Key Takeaways
- IE US Hardware 3 LLC, an IREN subsidiary, finalized $3.6 billion in financing arrangements on May 29, 2026
- The capital structure comprises a $1.5 billion term loan alongside $2.1 billion in senior notes yielding 5.96% through 2031
- Proceeds are designated for GPU hardware deployment supporting a Microsoft data center agreement in Childress, Texas
- JPMorgan and Goldman Sachs served as lead arrangers for the term loan component
- Parent company IREN issued limited guarantees linked to Microsoft contract deliverables
IREN stock was hovering near $62.07, reflecting a 2.31% decline when the financing announcement was made public.
A wholly controlled subsidiary of IREN, identified as IE US Hardware 3 LLC, has successfully closed financing totaling $3.6 billion to construct GPU infrastructure aligned with its Microsoft service agreement.
Executed on May 29, 2026, the financing documents were submitted to the Securities and Exchange Commission earlier this week.
The capital raise consists of two primary components: a $1.5 billion delayed draw term loan facility orchestrated by JPMorgan Chase Bank and Goldman Sachs Bank USA, coupled with $2.1 billion in senior secured notes bearing a 5.96% fixed interest rate, with both instruments scheduled to mature on December 31, 2031.
The financing will be accessed incrementally and remains available for drawdown through May 29, 2027.
These proceeds are specifically allocated to acquire GPU hardware and cover associated expenses connected to a previously disclosed service contract with Microsoft. Through this arrangement, IREN delivers dedicated GPU computing services from its data center operations located in Childress, Texas.
The term loan component features a variable interest rate calculated as SOFR plus a 2.25% spread, accompanied by an annual commitment fee of 0.40% applied to any uncommitted balance.
Both financing instruments include scheduled principal repayment requirements and conventional debt restrictions, such as minimum debt service coverage thresholds.
Project-Level Financing Architecture
This transaction diverges from traditional corporate debt offerings. The arrangement more closely resembles project-based financing — obligations undertaken by IE US Hardware 3 LLC are collateralized by the GPU equipment itself, a security interest in the subsidiary’s ownership units, and revenue streams flowing directly from the Microsoft service contract.
This framework means creditor repayment depends primarily on Microsoft’s payments for GPU services rather than IREN’s consolidated financial position.
IREN has extended limited parent-level guarantees addressing managed service execution and potential payment deficiencies should Microsoft decline or cancel a GPU service tranche, subject to specific terms.
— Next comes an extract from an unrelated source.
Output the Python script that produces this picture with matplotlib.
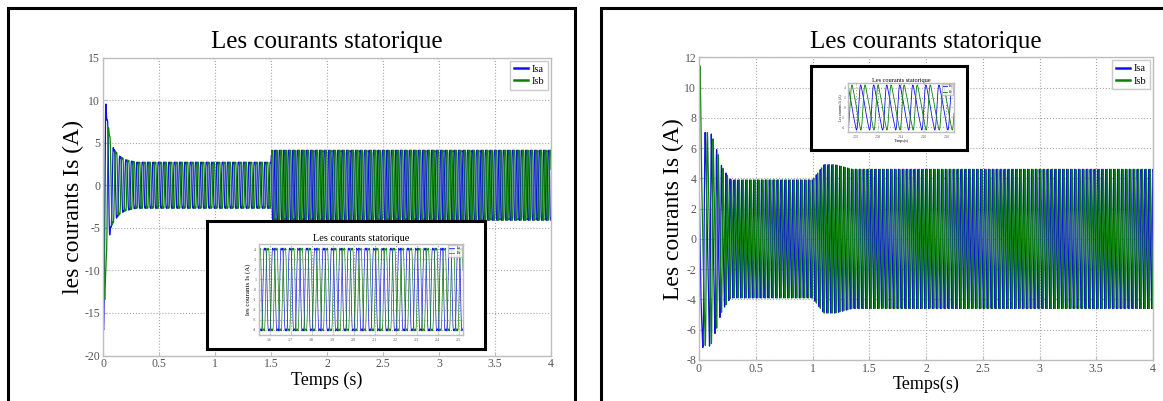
import numpy as np
import matplotlib
matplotlib.use("Agg")
import matplotlib.pyplot as plt
from matplotlib.patches import Rectangle

plt.rcParams['font.family'] = ['Liberation Serif', 'DejaVu Serif']
plt.rcParams['axes.unicode_minus'] = False

W, H = 1163, 401

# ---- data: envelopes and carrier frequencies of the stator currents ----
TITLE = "Les courants statorique"
SERIES = ["Isa", "Isb"]

# left test: load step at 1.5 s
left_env_t = [0.0, 0.006, 0.03, 0.07, 0.10, 0.15, 0.20, 0.30, 1.50, 1.505, 4.0]
left_env_a = [17.5, 17.0, 8.5, 5.0, 4.2, 3.4, 3.0, 2.7, 2.7, 4.1, 4.1]
left_freq_t = [0.0, 0.10, 0.30, 1.50, 1.505, 4.0]
left_freq_hz = [14.0, 17.0, 21.0, 21.0, 25.0, 25.0]
left_harm = [1.0, 0.0, 0.18]          # odd-harmonic content of the current
left_xticks = [0, 0.5, 1, 1.5, 2, 2.5, 3, 3.5, 4]
left_yticks = [-20, -15, -10, -5, 0, 5, 10, 15]
left_xtick_labels = ["0", "0.5", "1", "1.5", "2", "2.5", "3", "3.5", "4"]

# right test: load step at 1.0 s
right_env_t = [0.0, 0.012, 0.03, 0.06, 0.10, 0.13, 0.16, 0.20, 0.25, 0.28, 1.0, 1.10, 1.20, 1.35, 4.0]
right_env_a = [11.5, 11.4, 7.2, 7.0, 7.1, 6.5, 5.8, 4.8, 4.2, 3.9, 3.9, 4.9, 4.9, 4.6, 4.6]
right_freq_t = [0.0, 0.10, 0.30, 4.0]
right_freq_hz = [12.0, 20.0, 29.0, 29.0]
right_harm = [1.0, 0.30, 0.10]        # sawtooth-like shape
right_xticks = [0, 0.5, 1, 1.5, 2, 2.5, 3, 3.5, 4]
right_yticks = [-8, -6, -4, -2, 0, 2, 4, 6, 8, 10, 12]
right_xtick_labels = ["0", "0.5", "1", "1.5", "2", "2.5", "3", "3.5", "4"]

BLUE = "#1010f0"
GREEN = "#0a800a"


def currents(t, env_t, env_a, f_t, f_hz, harm, phase0):
    env = np.interp(t, env_t, env_a)
    f = np.interp(t, f_t, f_hz)
    theta = 2 * np.pi * np.cumsum(f) * (t[1] - t[0])
    ref = np.linspace(0, 2 * np.pi, 2000)
    peak = np.max(np.abs(sum(h * np.sin((k + 1) * ref) for k, h in enumerate(harm))))
    out = []
    for shift in (0.0, -2 * np.pi / 3):
        th = theta + phase0 + shift
        shape = sum(h * np.sin((k + 1) * th) for k, h in enumerate(harm))
        out.append(env * shape / peak)
    return out


t = np.linspace(0, 4, 160001)
L_a, L_b = currents(t, left_env_t, left_env_a, left_freq_t, left_freq_hz, left_harm, -np.pi / 2)
R_a, R_b = currents(t, right_env_t, right_env_a, right_freq_t, right_freq_hz, right_harm,
                    2 * np.pi / 3 + 0.35)


def px_rect(x0, y0, x1, y1):
    return [x0 / W, 1 - y1 / H, (x1 - x0) / W, (y1 - y0) / H]


def matlab_style(ax, fs, tick_len=3):
    for s in ax.spines.values():
        s.set_color("#bdbdbd")
        s.set_linewidth(1.0)
    ax.tick_params(direction="in", length=tick_len, color="#bdbdbd",
                   labelcolor="#555555", labelsize=fs, pad=2)
    ax.grid(True, linestyle=":", color="#a8a8a8", linewidth=0.8)
    ax.set_axisbelow(True)


def small_legend(ax, fs, hl):
    lg = ax.legend(loc="upper right", fontsize=fs, handlelength=hl, handletextpad=0.3,
                   borderpad=0.35, labelspacing=0.3, fancybox=False, borderaxespad=0.3)
    lg.get_frame().set_edgecolor("#bdbdbd")
    return lg


fig = plt.figure(figsize=(W / 100, H / 100), dpi=100)

# panel frames
fig.add_artist(Rectangle((8 / W, -0.1), (575 - 8) / W, 1.1 - 8 / H,
                         transform=fig.transFigure, fill=False, ec="black", lw=2.2))
fig.add_artist(Rectangle((601 / W, -0.1), 0.6, 1.1 - 8 / H,
                         transform=fig.transFigure, fill=False, ec="black", lw=2.2))

# ---------------- left main plot ----------------
ax1 = fig.add_axes(px_rect(103, 57.5, 551, 355.5))
ax1.plot(t, L_a, color=BLUE, lw=0.9, label=SERIES[0])
ax1.plot(t, L_b, color=GREEN, lw=0.9, label=SERIES[1])
ax1.set_xlim(0, 4)
ax1.set_ylim(-20, 15)
ax1.set_xticks(left_xticks)
ax1.set_xticklabels(left_xtick_labels)
ax1.set_yticks(left_yticks)
matlab_style(ax1, 8.5)
ax1.set_title(TITLE, fontsize=18, pad=7)
ax1.set_xlabel("Temps (s)", fontsize=13, labelpad=1)
ax1.set_ylabel("les courants Is (A)", fontsize=17, labelpad=0)
leg = small_legend(ax1, 7.5, 1.4)
for ln in leg.get_lines():
    ln.set_linewidth(1.8)

# left inset: zoom on steady state
box1 = fig.add_axes(px_rect(207, 221, 485, 349))
box1.set_xticks([]); box1.set_yticks([])
for s in box1.spines.values():
    s.set_linewidth(2.2); s.set_color("black")
in1 = fig.add_axes(px_rect(259, 244, 463, 335))
m = (t >= 1.55) & (t <= 2.52)
in1.plot(t[m], L_a[m], color=BLUE, lw=0.5, label=SERIES[0])
in1.plot(t[m], L_b[m], color=GREEN, lw=0.5, label=SERIES[1])
in1.set_xlim(1.55, 2.52)
in1.set_ylim(-4.5, 4.5)
in1.set_xticks([1.6, 1.7, 1.8, 1.9, 2.0, 2.1, 2.2, 2.3, 2.4, 2.5])
in1.set_yticks([-4, -3, -2, -1, 0, 1, 2, 3, 4])
matlab_style(in1, 3, tick_len=1.5)
in1.set_title(TITLE, fontsize=7.5, pad=2)
in1.set_ylabel("les courants Is (A)", fontsize=5, labelpad=1)
lg1 = in1.legend(loc="upper right", fontsize=2.5, handlelength=1.5, borderpad=0.3,
                 fancybox=False, borderaxespad=0.2)
lg1.get_frame().set_edgecolor("#bdbdbd")

# ---------------- right main plot ----------------
ax2 = fig.add_axes(px_rect(699, 57.3, 1153, 360))
ax2.plot(t, R_a, color=BLUE, lw=0.9, label=SERIES[0])
ax2.plot(t, R_b, color=GREEN, lw=0.9, label=SERIES[1])
ax2.set_xlim(0, 4)
ax2.set_ylim(-8, 12)
ax2.set_xticks(right_xticks)
ax2.set_xticklabels(right_xtick_labels)
ax2.set_yticks(right_yticks)
matlab_style(ax2, 8.5)
ax2.set_title(TITLE, fontsize=18, pad=7)
ax2.set_xlabel("Temps(s)", fontsize=13, labelpad=1)
ax2.set_ylabel("Les courants Is (A)", fontsize=17, labelpad=0)
leg2 = small_legend(ax2, 7.5, 1.4)
for ln in leg2.get_lines():
    ln.set_linewidth(1.8)

# right inset: zoom on a few periods
box2 = fig.add_axes(px_rect(811, 66, 967, 150))
box2.set_xticks([]); box2.set_yticks([])
for s in box2.spines.values():
    s.set_linewidth(2.2); s.set_color("black")
in2 = fig.add_axes(px_rect(848, 83, 954, 132))
m2 = (t >= 2.0) & (t <= 2.28)
in2.plot(t[m2], R_a[m2], color=BLUE, lw=0.6, label=SERIES[0])
in2.plot(t[m2], R_b[m2], color=GREEN, lw=0.6, label=SERIES[1])
in2.set_xlim(2.0, 2.28)
in2.set_ylim(-5, 5)
in2.set_xticks([2.02, 2.08, 2.14, 2.20, 2.26])
in2.set_yticks([-4, -2, 0, 2, 4])
matlab_style(in2, 2.5, tick_len=1)
in2.set_title(TITLE, fontsize=4.5, pad=1)
in2.set_xlabel("Temps(s)", fontsize=3, labelpad=0.5)
in2.set_ylabel("Les courants Is (A)", fontsize=2.5, labelpad=0.5)
lg2 = in2.legend(loc="upper right", fontsize=2, handlelength=1.5, borderpad=0.3,
                 fancybox=False, borderaxespad=0.2)
lg2.get_frame().set_edgecolor("#bdbdbd")

fig.savefig("out.png", dpi=100)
IE US Hardware 3 LLC has additionally executed hedging instruments to mitigate interest rate volatility and power cost fluctuations, with IREN initially guaranteeing these arrangements until they convert to a secured basis.
Subsidiary Leverage, Revenue Certainty Increase
The financing arrangement introduces considerable leverage at the subsidiary tier while maintaining some separation from the parent entity.
The transaction does enhance IREN’s forward revenue predictability, as the Microsoft contract serves as the fundamental cash flow foundation underpinning the debt obligations.
The latest Wall Street analyst consensus rates the stock as a Buy with a $99.00 price objective.
IREN maintains a market capitalization of roughly $22.67 billion.